Limited Cross-Agent Comparability: Optimal observation modes/prompts/temperatures vary by agent (e.g., UI-TARS is vision-only), necessitating caution in direct cross-agent comparisons. The "50% fluctuation" conclusion is also dependent on the specific task set.
The authors also note that OpenApps can be used inversely as a training data source or safety sandbox to study cross-variant generalization (Appendix B).
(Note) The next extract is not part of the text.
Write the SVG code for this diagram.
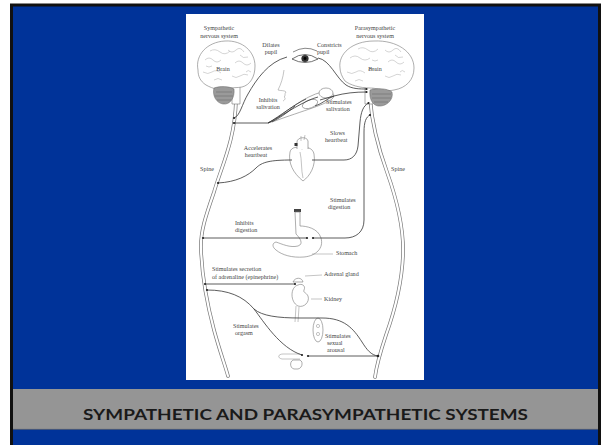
<svg xmlns="http://www.w3.org/2000/svg" width="602" height="445" viewBox="0 0 602 445">
<style>
.lbl{font-family:"Liberation Serif",serif;font-size:6.1px;fill:#444}
.nerve{fill:none;stroke:#333;stroke-width:0.8}
.outl{fill:#fff;stroke:#777;stroke-width:0.6}
.gyr{fill:none;stroke:#aaa;stroke-width:0.5}
.cer{fill:#9a9a9a;stroke:#666;stroke-width:0.5}
.thin{fill:none;stroke:#888;stroke-width:0.5}
.dot{fill:#222}
.sp-o{fill:none;stroke:#777;stroke-width:3.6;stroke-linecap:round}
.sp-i{fill:none;stroke:#fff;stroke-width:2.2;stroke-linecap:round}
.title{font-family:Lato,"Open Sans",sans-serif;font-weight:bold;font-size:16px;fill:#1a1a1a}
</style>
<rect width="602" height="445" fill="#fff"/>
<rect x="10" y="3.5" width="591" height="441.5" fill="#111"/>
<rect x="13" y="6.5" width="585" height="438.5" fill="#003399"/>
<rect x="186" y="14" width="238" height="366" fill="#fff"/>
<rect x="13" y="389" width="585" height="40" fill="#959595"/>
<line x1="13" y1="429.3" x2="598" y2="429.3" stroke="#6a6a6a" stroke-width="0.8"/>
<text class="title" x="305.5" y="420" text-anchor="middle" textLength="445" lengthAdjust="spacingAndGlyphs">SYMPATHETIC AND PARASYMPATHETIC SYSTEMS</text>

<g id="spine-left">
<path class="sp-o" d="M236 100 C235 140,222 165,214 192 C206 215,200 232,201 250 C202 275,206 300,214 330 C220 352,225 365,228 376"/>
<path class="sp-i" d="M236 100 C235 140,222 165,214 192 C206 215,200 232,201 250 C202 275,206 300,214 330 C220 352,225 365,228 376"/>
</g>
<g id="spine-right">
<path class="sp-o" d="M370 98 C372 125,379 150,387 172 C397 200,404 230,403 255 C402 280,395 310,386 335 C381 350,377 362,375 377"/>
<path class="sp-i" d="M370 98 C372 125,379 150,387 172 C397 200,404 230,403 255 C402 280,395 310,386 335 C381 350,377 362,375 377"/>
</g>

<g id="brain-left">
<path class="outl" d="M232 84 L232 104 L240 104 L240 84 Z"/>
<path class="outl" d="M198 70 C195 55,207 42,225 41 C243 40,255 52,255 66 C255 77,250 85,242 87 C238 88,232 87,228 89 C222 91,213 89,206 85 C200 81,198 76,198 70 Z"/>
<path class="gyr" d="M205 60 q4 -4 8 0 t8 0 M210 51 q5 -3 10 1 t10 -1 M228 50 q4 4 8 0 t8 2 M203 72 q5 3 9 0 t9 1 M235 63 q4 -4 8 0 t8 0 M232 76 q4 3 8 0 t8 -1 M240 55 q3 4 8 2 M214 80 q4 -3 8 0 M206 66 q3 2 6 0 M246 72 q2 -3 5 0"/>
<path class="cer" d="M214 88 C220 86,229 86,234 89 C235 98,230 105,223 104 C216 103,212 95,214 88 Z"/>
<path fill="none" stroke="#555" stroke-width="0.4" d="M216 92 L232 92 M215 96 L233 96 M217 100 L231 100"/>
</g>

<g id="brain-right">
<path class="outl" d="M365 84 L365 104 L373 104 L373 84 Z"/>
<path class="outl" d="M340 68 C338 54,352 41,374 41 C397 40,414 52,414 68 C414 80,406 88,394 90 C386 92,378 88,370 88 C360 88,350 85,345 81 C342 77,340 72,340 68 Z"/>
<path class="gyr" d="M350 58 q5 -4 10 0 t10 0 M358 49 q5 -3 10 1 t10 -1 M385 50 q4 4 8 0 t8 2 M347 72 q5 3 9 0 t9 1 M388 62 q4 -4 8 0 t8 0 M385 76 q4 3 8 0 t8 -1 M395 55 q3 4 8 2 M355 81 q4 -3 8 0 M372 60 q3 2 6 0 M400 72 q2 -3 5 0 M368 70 q4 -3 8 0"/>
<path class="cer" d="M370 90 C376 88,387 88,392 92 C394 100,386 107,378 106 C372 105,369 98,370 90 Z"/>
<path fill="none" stroke="#555" stroke-width="0.4" d="M372 94 L391 94 M372 98 L391 98 M374 102 L388 102"/>
</g>

<g id="eye">
<path d="M293 52 Q305 45 317 51" fill="none" stroke="#555" stroke-width="0.7"/>
<path d="M292 59 Q305 50 318 59 Q305 66 292 59 Z" fill="#fff" stroke="#333" stroke-width="0.7"/>
<circle cx="305" cy="58.5" r="3.6" fill="#333"/>
<circle cx="305" cy="58.5" r="1.4" fill="#000"/>
</g>

<g id="face">
<path class="thin" d="M284 70 C283 78,281 84,278 90 C281 91,284 90,286 92 C284 94,286 96,284 97 C286 98,285 100,283 101"/>
</g>

<g id="salivary">
<path class="outl" d="M272 122 C285 112,305 96,322 92 C330 90,336 93,333 98 C328 104,305 110,272 122 Z"/>
<ellipse class="outl" cx="326" cy="93" rx="7" ry="5"/>
<ellipse class="outl" cx="310" cy="104" rx="8" ry="4" transform="rotate(-20 310 104)"/>
</g>

<g id="heart">
<path class="outl" d="M290 152 C288 163,293 173,303 181 C310 176,316 166,314 154 C313 148,306 146,302 149 C298 146,291 147,290 152 Z"/>
<path class="outl" d="M297 149 L297 142 C297 137,307 136,308 141 L308 149"/>
<path class="thin" d="M301 141 L301 136 M304 140 L305 135 M300 152 C302 160,301 170,303 178"/>
<rect x="294.5" y="143" width="3" height="3" fill="#333"/>
</g>

<g id="stomach">
<rect x="294" y="209" width="7" height="3" fill="#444"/>
<path class="outl" d="M300 212 L300 226 C306 226,318 228,321 238 C324 248,316 256,304 257 C292 258,282 255,276 250 C272 247,272 243,276 242 C282 244,290 248,298 246 C304 244,300 238,296 234 L295 212 Z"/>
</g>

<g id="kidney">
<path class="outl" d="M293 282 C295 277,302 277,303 282 Z"/>
<path class="outl" d="M298 285 C290 287,290 302,298 306 C304 308,310 302,308 296 C306 292,303 293,304 290 C306 286,302 283,298 285 Z"/>
<path class="thin" d="M296 306 L295 322 M299 307 L298 322"/>
</g>

<g id="genitals">
<ellipse class="outl" cx="318" cy="330" rx="5" ry="12"/>
<circle class="thin" cx="318" cy="326" r="1.6"/>
<circle class="thin" cx="318" cy="334" r="1.6"/>
<path class="thin" d="M300 354 L283 354 C278 354,277 358,282 359 L300 359"/>
<path class="outl" d="M293 360 C289 362,290 370,296 369 C302 370,304 362,300 360 Z"/>
</g>

<g id="connectors">
<path class="nerve" d="M234 118 C240 116,242 104,248 94 C256 80,268 62,287 57"/>
<path class="nerve" d="M234 123 L268 123 C278 120,288 112,295 106 M268 123 C280 116,295 104,306 99 M268 123 C285 114,305 100,318 97"/>
<path class="nerve" d="M318 58 C330 60,336 78,346 85 C352 89,360 89,366.5 89"/>
<path class="nerve" d="M366.5 92 C355 92,345 93,334 96 L320 100 M334 96 C328 98,322 104,315 106"/>
<path class="nerve" d="M218 183 C236 182,248 176,256 168 C262 162,270 160,292 160"/>
<path class="nerve" d="M368.5 103 C363 106,361 112,360 122 L358 146 C357 155,352 160,344 160 L312 160"/>
<path class="nerve" d="M370 115 C366 117,364 122,364 132 L364 220 C364 232,356 238,345 238 L313 238"/>
<path class="nerve" d="M203 238 L307 238"/>
<path class="nerve" d="M205 284 L295 284"/>
<path class="nerve" d="M207 290 C228 290,243 296,254 309 C264 322,280 348,302 355"/>
<path class="nerve" d="M254 309 C262 316,278 318,300 318 L322 318 C344 318,353 328,362 342 C367 350,371 355,378 356"/>
<path class="nerve" d="M308 356 L378 356"/>
<g class="dot">
<circle cx="234" cy="118" r="1.1"/><circle cx="234" cy="123" r="1.1"/><circle cx="218" cy="183" r="1.1"/>
<circle cx="203" cy="238" r="1.1"/><circle cx="205" cy="284" r="1.1"/><circle cx="207" cy="290" r="1.1"/>
<circle cx="366.5" cy="89" r="1.1"/><circle cx="366.5" cy="92" r="1.1"/><circle cx="368.5" cy="103" r="1.1"/>
<circle cx="370" cy="115" r="1.1"/><circle cx="378" cy="356" r="1.3"/>
<circle cx="307" cy="238" r="1.1"/><circle cx="313" cy="238" r="1.1"/><circle cx="295" cy="284" r="1.1"/>
<circle cx="302" cy="355" r="1.1"/><circle cx="308" cy="356" r="1.1"/>
</g>
<path class="thin" d="M312 254 L333 254 M305 276 L322 275 M311 299 L322 299"/>
</g>

<g id="labels">
<text class="lbl" x="219" y="30" text-anchor="middle">Sympathetic</text>
<text class="lbl" x="219" y="38" text-anchor="middle">nervous system</text>
<text class="lbl" x="375" y="30" text-anchor="middle">Parasympathetic</text>
<text class="lbl" x="375" y="38" text-anchor="middle">nervous system</text>
<text class="lbl" x="271" y="47" text-anchor="middle">Dilates</text>
<text class="lbl" x="271" y="54" text-anchor="middle">pupil</text>
<text class="lbl" x="317" y="47">Constricts</text>
<text class="lbl" x="317" y="54">pupil</text>
<text class="lbl" x="223" y="71" text-anchor="middle">Brain</text>
<text class="lbl" x="375" y="71" text-anchor="middle">Brain</text>
<text class="lbl" x="268" y="102" text-anchor="middle">Inhibits</text>
<text class="lbl" x="268" y="109" text-anchor="middle">salivation</text>
<text class="lbl" x="326" y="104">Stimulates</text>
<text class="lbl" x="326" y="111">salivation</text>
<text class="lbl" x="330" y="135">Slows</text>
<text class="lbl" x="325" y="142">heartbeat</text>
<text class="lbl" x="258" y="150" text-anchor="middle">Accelerates</text>
<text class="lbl" x="256" y="157" text-anchor="middle">heartbeat</text>
<text class="lbl" x="207" y="171" text-anchor="middle">Spine</text>
<text class="lbl" x="398" y="171" text-anchor="middle">Spine</text>
<text class="lbl" x="330" y="202">Stimulates</text>
<text class="lbl" x="328" y="209">digestion</text>
<text class="lbl" x="235" y="225">Inhibits</text>
<text class="lbl" x="235" y="232">digestion</text>
<text class="lbl" x="336" y="255">Stomach</text>
<text class="lbl" x="212" y="271">Stimulates secretion</text>
<text class="lbl" x="212" y="279">of adrenaline (epinephrine)</text>
<text class="lbl" x="324" y="276">Adrenal gland</text>
<text class="lbl" x="324" y="301">Kidney</text>
<text class="lbl" x="233" y="328">Stimulates</text>
<text class="lbl" x="235" y="335">orgasm</text>
<text class="lbl" x="325" y="338">Stimulates</text>
<text class="lbl" x="327" y="345">sexual</text>
<text class="lbl" x="327" y="352">arousal</text>
</g>
</svg>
vs WebArena / VisualWebArena / OSWorld: These pursue realism through cloning but can only measure intra-environment reliability and are computationally heavy (100GB+ per site). OpenApps supplements the "cross-variant" dimension via lightweight apps and single-CPU scaling.
vs MiniWoB: Both are lightweight, but MiniWoB is too low-fidelity. OpenApps strikes a better balance between realism and efficiency and provides full configurable semantics.
vs Mobile Benchmarks (AITW / B-MoCA / AndroidWorld / LlamaTouch): These are tied to specific device frameworks. OpenApps supports large-scale experiments without emulators, and its configurability makes it highly extensible.
vs Trajectory/Point-Change Rewards: OpenApps' full state-based reward avoids the rigidity of the former and the "reward hacking" vulnerabilities of the latter (echoing findings by Zhu et al.).

Rating¶

Novelty: ⭐⭐⭐⭐⭐ First to treat "cross-app variant reliability" as an independent evaluation axis with large-scale controllable perturbations.
Experimental Thoroughness: ⭐⭐⭐⭐ 7 agents, >10k evaluations, multi-dimensional analysis, though tasks are simple and multi-factor interactions are missing.
Writing Quality: ⭐⭐⭐⭐⭐ Clear motivation, clean RL formalization, and strong data-case alignment.
Value: ⭐⭐⭐⭐⭐ Open-source lightweight environment + new reliability dimension; highly practical for both UI Agent evaluation and training.